Мировая пресса создала впечатление, что принцесса ведет какую-то лихорадочную жизнь. Если бы принцесса и впрямь страдала от какого-то душевного расстройства, она ни за что не справилась бы с таким грузом обязанностей в столь суровых условиях. А если верить тому, кто жил с ней рядом, кто просто видел в ней человека, пытавшегося выжить в непривычной среде, то станет ясно, что страдала она всего лишь от булимии.
К счастью, герцог Эдинбургский тоже не считал ее сумасшедшей. В одном из писем он признал, что булимия может влиять на поведение больного, и заявил, что нельзя обвинять принцессу за «странные выходки», обусловленные недугом. Принцессе было очень важно, что он это понимал. Принц Филипп мгновенно абстрагировался от ядовитых пересудов, из-за которых принцесса долгие годы страдала от непонимания со стороны даже самых близких людей. И сегодня, во имя памяти о ней, следует доверять мнению герцога, к которому тот пришел, когда принцесса была еще жива, а не рассуждениям придворной писательницы, вышедшим уже после смерти Дианы.
Еще сильнее принцессу обнадежило, что и королева и принц Филипп все еще считали, что брак можно сохранить, если пойти на некоторые компромиссы. Герцог даже составил список общих интересов и задач, которые могли бы воссоединить пару. Это укрепило все еще сохранявшийся оптимизм принцессы. Несмотря на всю горечь и гнев, принцесса любила принца Чарльза и, пускай наивно, верила, что когда-нибудь они снова будут вместе.
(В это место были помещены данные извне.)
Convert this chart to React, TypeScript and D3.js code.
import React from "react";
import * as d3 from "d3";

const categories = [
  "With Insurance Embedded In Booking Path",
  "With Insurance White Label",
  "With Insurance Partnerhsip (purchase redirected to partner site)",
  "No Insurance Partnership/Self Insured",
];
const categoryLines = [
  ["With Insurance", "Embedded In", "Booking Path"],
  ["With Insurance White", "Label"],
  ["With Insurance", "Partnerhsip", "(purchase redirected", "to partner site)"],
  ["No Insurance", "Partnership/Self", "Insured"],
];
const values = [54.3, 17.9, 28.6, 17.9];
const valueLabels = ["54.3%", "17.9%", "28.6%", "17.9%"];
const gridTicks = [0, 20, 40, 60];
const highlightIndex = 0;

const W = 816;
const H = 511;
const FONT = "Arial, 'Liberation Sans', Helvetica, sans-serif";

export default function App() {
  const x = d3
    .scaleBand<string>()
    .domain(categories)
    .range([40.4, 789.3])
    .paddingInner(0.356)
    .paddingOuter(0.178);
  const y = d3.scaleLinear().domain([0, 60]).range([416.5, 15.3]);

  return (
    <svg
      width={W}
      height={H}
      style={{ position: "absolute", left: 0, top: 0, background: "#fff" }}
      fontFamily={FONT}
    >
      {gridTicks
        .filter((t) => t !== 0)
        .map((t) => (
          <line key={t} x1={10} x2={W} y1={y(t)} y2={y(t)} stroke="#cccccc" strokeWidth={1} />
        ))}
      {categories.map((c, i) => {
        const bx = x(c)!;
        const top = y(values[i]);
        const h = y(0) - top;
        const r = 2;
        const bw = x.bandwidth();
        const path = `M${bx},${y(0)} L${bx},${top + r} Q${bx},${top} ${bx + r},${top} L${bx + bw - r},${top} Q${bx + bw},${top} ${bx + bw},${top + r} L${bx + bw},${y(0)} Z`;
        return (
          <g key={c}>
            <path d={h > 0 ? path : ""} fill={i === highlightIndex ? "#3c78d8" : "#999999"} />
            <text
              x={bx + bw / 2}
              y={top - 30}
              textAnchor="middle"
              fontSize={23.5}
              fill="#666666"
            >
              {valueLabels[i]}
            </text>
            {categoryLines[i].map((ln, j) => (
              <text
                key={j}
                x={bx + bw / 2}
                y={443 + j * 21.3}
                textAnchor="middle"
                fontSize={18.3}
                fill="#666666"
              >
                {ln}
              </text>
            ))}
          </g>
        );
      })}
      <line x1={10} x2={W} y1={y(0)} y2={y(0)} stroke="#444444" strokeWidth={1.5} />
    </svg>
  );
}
В 1992 году она осознала, что расстаться необходимо, что, наверное, так будет правильнее. В отличие от некоторых придворных биографов она не считала, что браку конец, наоборот, верила, что его можно возродить.
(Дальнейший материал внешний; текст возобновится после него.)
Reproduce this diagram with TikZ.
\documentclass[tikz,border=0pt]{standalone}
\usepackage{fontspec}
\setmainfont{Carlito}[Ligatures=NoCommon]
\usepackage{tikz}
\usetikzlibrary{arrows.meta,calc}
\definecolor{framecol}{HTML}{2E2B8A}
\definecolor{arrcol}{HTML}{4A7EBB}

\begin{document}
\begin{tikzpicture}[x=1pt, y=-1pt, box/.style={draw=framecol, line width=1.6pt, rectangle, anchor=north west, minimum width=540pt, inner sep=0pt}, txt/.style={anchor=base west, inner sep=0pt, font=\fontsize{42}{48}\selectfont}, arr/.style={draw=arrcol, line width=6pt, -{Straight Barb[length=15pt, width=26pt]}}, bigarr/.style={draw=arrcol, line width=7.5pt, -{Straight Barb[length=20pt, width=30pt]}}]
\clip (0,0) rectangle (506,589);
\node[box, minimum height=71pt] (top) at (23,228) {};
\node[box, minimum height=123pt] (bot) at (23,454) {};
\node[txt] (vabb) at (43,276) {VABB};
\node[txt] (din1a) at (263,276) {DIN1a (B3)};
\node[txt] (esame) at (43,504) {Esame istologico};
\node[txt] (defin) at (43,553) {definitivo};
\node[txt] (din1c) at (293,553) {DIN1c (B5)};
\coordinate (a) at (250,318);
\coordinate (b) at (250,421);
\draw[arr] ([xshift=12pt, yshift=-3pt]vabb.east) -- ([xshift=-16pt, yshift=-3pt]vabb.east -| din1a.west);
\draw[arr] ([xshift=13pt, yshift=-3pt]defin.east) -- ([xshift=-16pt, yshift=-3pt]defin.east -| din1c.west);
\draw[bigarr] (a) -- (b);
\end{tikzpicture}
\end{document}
Герцогу удавалось своими высказываниями не только довести принцессу до слез, но и рассмешить. Например, услышав, как он отзывается о Камилле Паркер Боулз, она, не скрывая радости, принялась скакать по комнате. И герцога и королеву беспокоила связь их сына с замужней женщиной, они очень ее порицали. Потом последовало письмо:
Мы считаем, что ни один из вас не имеет права заводить любовников. Чарльз пошел на неоправданный риск для человека в его положении, связавшись с Камиллой. Мы и представить себе не могли, что он оставит тебя ради нее. Трудно вообразить, что тебя вообще можно оставить ради Камиллы. Такое нам и в голову не приходило.
Именно это и нужно было услышать принцессе. От ее внимания не ускользнуло и то, что герцог Эдинбургский стал подписываться: «С глубочайшей любовью, папа».
Переписка с герцогом то повергала принцессу в отчаяние, то давала надежду, доводила до слез, смешила, сердила или заставляла идти на уступки. Когда принцесса делилась со мной своими переживаниями, казалось, она ищет независимого свидетеля, который мог бы подтвердить, что ее видение королевской семьи, брака, придворной жизни, того, как с ней обращались, несправедливость, с которой она сталкивалась, — не бред, выгодный ей самой. А быть может, она хотела, чтобы посторонний человек лишний раз подтвердил, что она права, как будто слова герцога были недостаточно убедительны. Она выбрала меня, потому что знала: я хорошо знаю королеву и ее мужа.